Ad avviso del giudice rimettente, una volta che con la sentenza di questa Corte n. 363 del 1991 è stata dichiarata l'illegittimità costituzionale delle norme che impedivano all'imputato di proporre appello principale avverso le sentenze di condanna "ad una pena che comunque non deve essere eseguita" emanate a conclusione del giudizio abbreviato, ed una volta che con la stessa sentenza è stata disattesa la questione di legittimità costituzionale delle norme che escludono l'analogo potere di appello per il pubblico ministero - salvo che si tratti di sentenza che modifichi il titolo del reato - l'esclusione per l'organo di accusa anche della possibilità di proporre appello incidentale de terminerebbe "un clamoroso disequilibrio dell'accusa con l'imputato... in quanto [se] l'imputato ha proposto appello, logica e giustizia vogliono che le parti siano poste sullo stesso piano, ovvero che ad entrambe sia attribuito il potere di controllare la correttezza della pena irrogata".

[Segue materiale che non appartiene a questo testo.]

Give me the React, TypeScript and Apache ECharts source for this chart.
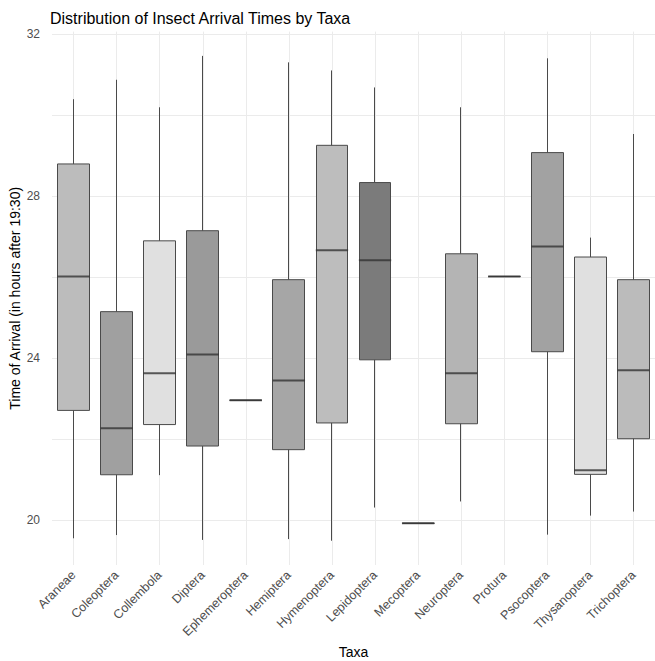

2.- La questione non è fondata.
Questa Corte, pur avendo affermato (sentenza n. 177 del 1971) che, in riferimento all'art. 112 della Costituzione, il potere di impugnazione "è un'estrinsecazione ed un aspetto dell'azione penale, un atto conseguente [...] al promovimento dell'azione penale", ha tuttavia escluso (arg. ex sent. n. 363 del 1991) che esso debba configurarsi in modo simmetrico rispetto al diritto di difesa dell'imputato.

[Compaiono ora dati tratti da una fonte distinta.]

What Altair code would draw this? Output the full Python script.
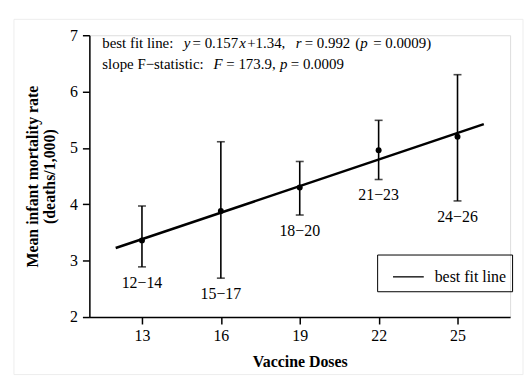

Difatti nell'ultima delle sentenze citate, mentre si è affermato che il potere di impugnazione riconosciuto in via di principio all'imputato quale esplicazione del diritto di difesa e dell'interesse a far valere la propria innocenza non può essere sacrificato in vista delle finalità deflattive cui si affida la previsione del giudizio abbreviato, non si è ritenuto che tale riconoscimento ne comporti uno corrispondente per il pubblico ministero, le cui funzioni non sono assistite da garanzie di intensità pari a quelle assicurate all'imputato dall'art. 24 della Costituzione il quale non riguarda l'organo di accusa.

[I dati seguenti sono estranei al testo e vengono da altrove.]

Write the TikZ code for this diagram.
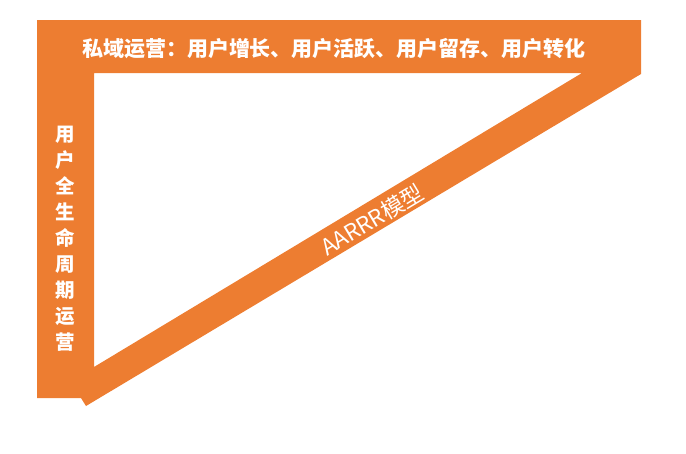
\documentclass[tikz,border=0pt]{standalone}
\usepackage{fontspec}
\newfontfamily\cjk{Noto Sans CJK SC}
\definecolor{bandorange}{HTML}{ED7D31}
\tikzset{
    band/.style = {fill = bandorange, draw = none},
    whitetext/.style = {text = white, inner sep = 0pt},
}

\begin{document}
\begin{tikzpicture}[x = 1pt, y = -1pt]
    \useasboundingbox (0,0) rectangle (686,453);
    % outer corners of the frame
    \coordinate (tl) at (37,20);
    \coordinate (tr) at (641,20);
    \coordinate (trb) at (641,74);
    \coordinate (tip) at (86,406);
    \coordinate (tipl) at (81,398);
    \coordinate (bl) at (37,398);
    % inner white triangle
    \coordinate (itl) at (94,73);
    \coordinate (itr) at (582,73);
    \coordinate (ibl) at (94,367);

    \fill [band, even odd rule] (tl) -- (tr) -- (trb) -- (tip) -- (tipl) -- (bl) -- cycle
        (itl) -- (itr) -- (ibl) -- cycle;

    \node [whitetext, font = \cjk\bfseries\fontsize{21}{24}\selectfont] (top) at (334,49) {私域运营：用户增长、用户活跃、用户留存、用户转化};
    \node [whitetext, align = center, font = \cjk\bfseries\fontsize{19.5}{26}\selectfont] (left) at (65,239) {用\\户\\全\\生\\命\\周\\期\\运\\营};
    \node [whitetext, rotate = 31, font = \cjk\fontsize{22.5}{26}\selectfont] (diag) at (372,220) {AARRR模型};
\end{tikzpicture}
\end{document}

La configurazione dei poteri del pubblico ministero rimane perciò affidata alla legge ordinaria, che potrebbe essere censurata per irragionevolezza solo se i poteri stessi, nel loro complesso, dovessero risultare inidonei all'assolvimento dei compiti previsti dall'art. 112 della Costituzione.
D'altronde non può disconoscersi come la vigente disciplina preveda, in alcune fasi del procedimento penale, talune posizioni di vantaggio per l'organo d'accusa, il che non fa apparire irragionevole che il legislatore, per realizzare a pieno il diritto di difesa costituzionalmente garantito e ristabilire la parità processuale, munisca in altre fasi l'imputato di altri poteri cui non debbano necessariamente corrispondere simmetrici poteri per il pubblico ministero, fatte salve ovviamente le posizioni a questi costituzionalmente garantite ai fini del complessivo assolvimento delle sue attribuzioni.
Nè può dimenticarsi, comunque, che è l'art. 24 della Costituzione ad assumere nella disciplina processuale valore preminente, essendo il diritto di difesa inserito nel quadro dei diritti inviolabili della persona, talchè, anche secondo l'indirizzo costante di questa Corte (in cui la riaffermazione del principio della "parità delle armi" tra accusa e imputato si è modulata non solo e tanto sull'identità delle rispettive posizioni, quanto sul raccordo con l'esigenza di non comprimere poteri e facoltà dell'imputato riconducibili al precetto dell'art. 24 della Costituzione), esso non potrebbe essere sacrificato in vista di altre esigenze, come quella relativa alla speditezza del processo. Diverso è il valore dell'art. 112 della Costituzione, invocato nell'ordinanza di rinvio, in quanto esso, nell'attribuire al pubblico ministero l'esercizio dell'azione penale, configura un potere che legittimamente può cedere di fronte ad esigenze del tipo di quella indicata, che non potrebbero invece condizionare, al di là dell'indispensabile, il diritto di difesa, senza per questo porre in discussione neppure il principio di uguaglianza, anch'esso invocato dal giudice a quo. Difatti la diversità dei poteri spettanti, ai fini delle impugnazioni, all'imputato ed al pubblico ministero è giustificata dalla differente garanzia rispettivamente loro assicurata dagli artt. 24 e 112 della Costituzione.
3.- Per quel che riguarda in particolare la questione oggetto dell'incidente di costituzionalità, devesi osservare che non spetta a questa Corte prendere posizione sul nesso tra potere di impugnazione principale e potere di impugnazione incidentale. Se il giudice penale ritenga, nell'interpretare le norme vigenti, che il secondo non possa essere riconosciuto ad una parte processuale che non sia titolare del primo, ciò non pone problemi di costituzionalità perchè, sia in base alla precedente giurisprudenza (sent. n. 363 del 1991
) che alle ragioni esposte in precedenza, il trattamento che risulta in tal modo diversificato relativamente alle parti del processo penale, avrebbe rilevanza sotto tale profilo soltanto se venisse messo in qualche modo in discussione l'art. 24 della Costituzione il quale, però, come si è detto, non riguarda i poteri del pubblico ministero.Così deciso in Roma, nella sede della Corte costituzionale, Palazzo della Consulta, il 10/03/94.